The Leila Arboretum is an arboretum and garden located at 928 West Michigan Avenue, Battle Creek, Michigan. The arboretum covers 72 acres and is open to the public.
The Arboretum’s collections include nearly 1,700 officially recorded woody plants and about 25,000 total plants, including trees, shrubs, and flowers arranged in the style of European gardens. Many of the plants were added in the 1920s. Recently, the Arboretum has worked to increase the variety of woody plants and create demonstration gardens, such as a lilac garden, perennial walkway, native plant garden, and labyrinth. Perennial gardens include plants like daylilies, purple coneflowers, and daisies. Annual flower displays feature around 7,000 spring bulbs, such as tulips and daffodils, as well as about 5,000 annual flowers and 1,500 chrysanthemums. The Kingman Museum, a natural history museum and planetarium, is also located on the Arboretum’s grounds.

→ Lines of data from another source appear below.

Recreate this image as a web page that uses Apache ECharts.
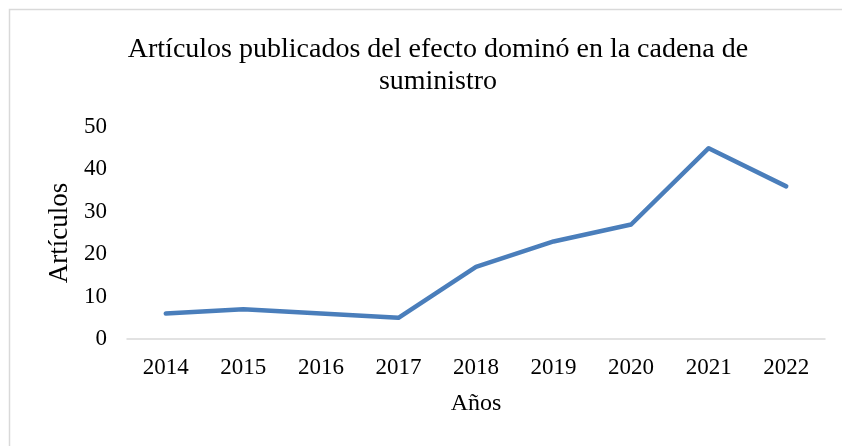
<!DOCTYPE html>
<html>
<head>
<meta charset="utf-8">
<script src="https://cdn.jsdelivr.net/npm/echarts@6/dist/echarts.min.js"></script>
<style>html,body{margin:0;padding:0;background:#fff;}#c{width:842px;height:446px;}</style>
</head>
<body>
<div id="c"></div>
<script>
const years = ['2014','2015','2016','2017','2018','2019','2020','2021','2022'];
const articles = [6, 7, 6, 5, 17, 23, 27, 45, 36];
const yTicks = { min: 0, max: 50, interval: 10 };
const titleText = 'Artículos publicados del efecto dominó en la cadena de\nsuministro';
const xName = 'Años';
const yName = 'Artículos';

const font = '"Liberation Serif", "Times New Roman", serif';
const chart = echarts.init(document.getElementById('c'), null, { renderer: 'canvas' });
chart.setOption({
  animation: false,
  backgroundColor: '#fff',
  graphic: [{
    type: 'rect', silent: true, z: -1,
    shape: { x: 9.5, y: 9.5, width: 900, height: 500 },
    style: { fill: 'none', stroke: '#d9d9d9', lineWidth: 1.5 }
  }],
  title: {
    text: titleText,
    left: 433, top: 29, textAlign: 'center',
    textStyle: { fontFamily: font, fontSize: 28, fontWeight: 'normal', color: '#000', lineHeight: 32 }
  },
  grid: { left: 127, right: 17, top: 127, bottom: 107, containLabel: false },
  xAxis: {
    type: 'category', data: years, boundaryGap: true,
    name: xName, nameLocation: 'middle', nameGap: 53,
    nameTextStyle: { fontFamily: font, fontSize: 24, color: '#000' },
    axisLine: { show: true, lineStyle: { color: '#d9d9d9', width: 1.5 } },
    axisTick: { show: false },
    axisLabel: { fontFamily: font, fontSize: 23, color: '#000', margin: 17 },
    splitLine: { show: false }
  },
  yAxis: {
    type: 'value', min: yTicks.min, max: yTicks.max, interval: yTicks.interval,
    name: yName, nameLocation: 'middle', nameGap: 53,
    nameTextStyle: { fontFamily: font, fontSize: 27, color: '#000' },
    axisLine: { show: false }, axisTick: { show: false },
    axisLabel: { fontFamily: font, fontSize: 23, color: '#000', margin: 20 },
    splitLine: { show: false }
  },
  series: [{
    type: 'line', data: articles, showSymbol: false, symbol: 'none',
    lineStyle: { color: '#4a7ebb', width: 4.5, cap: 'round', join: 'round' },
    itemStyle: { color: '#4a7ebb' }
  }]
});
</script>
</body>
</html>
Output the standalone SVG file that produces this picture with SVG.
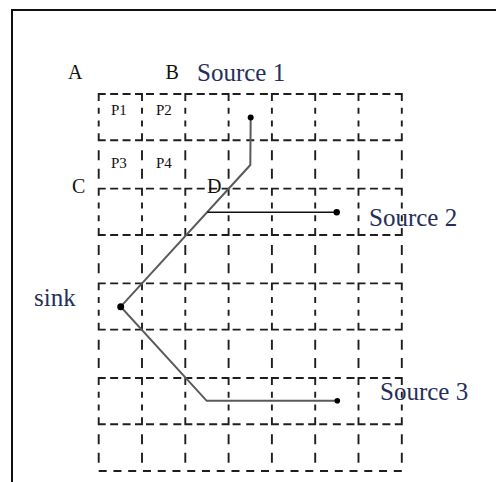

The Leila Arboretum was established in 1922 when Leila Post Montgomery, the widow of C. W. Post, a breakfast cereal business leader, bought 72 acres (291,000 square meters) of an old country club and gave the land to the City of Battle Creek to be used as a public arboretum. This gift was part of a larger plan by Edward M. Brigham to create an educational campus with a museum, a historical building for the Battle Creek Historical Society, a fine arts building, a music hall, and a lecture hall. Additional land was donated by Mrs. Charles E. Kolb, W. I. Fell, and Burritt Hamilton. The combined property, named the Leila Arboretum, was designed and developed by T. Clifton Shepard between 1924 and 1930. However, the Great Depression caused the gardens to fall into disrepair. In 1982, a group of volunteers formed the Leila Arboretum Society and successfully restored the gardens, which had been hidden under overgrown vegetation for many years.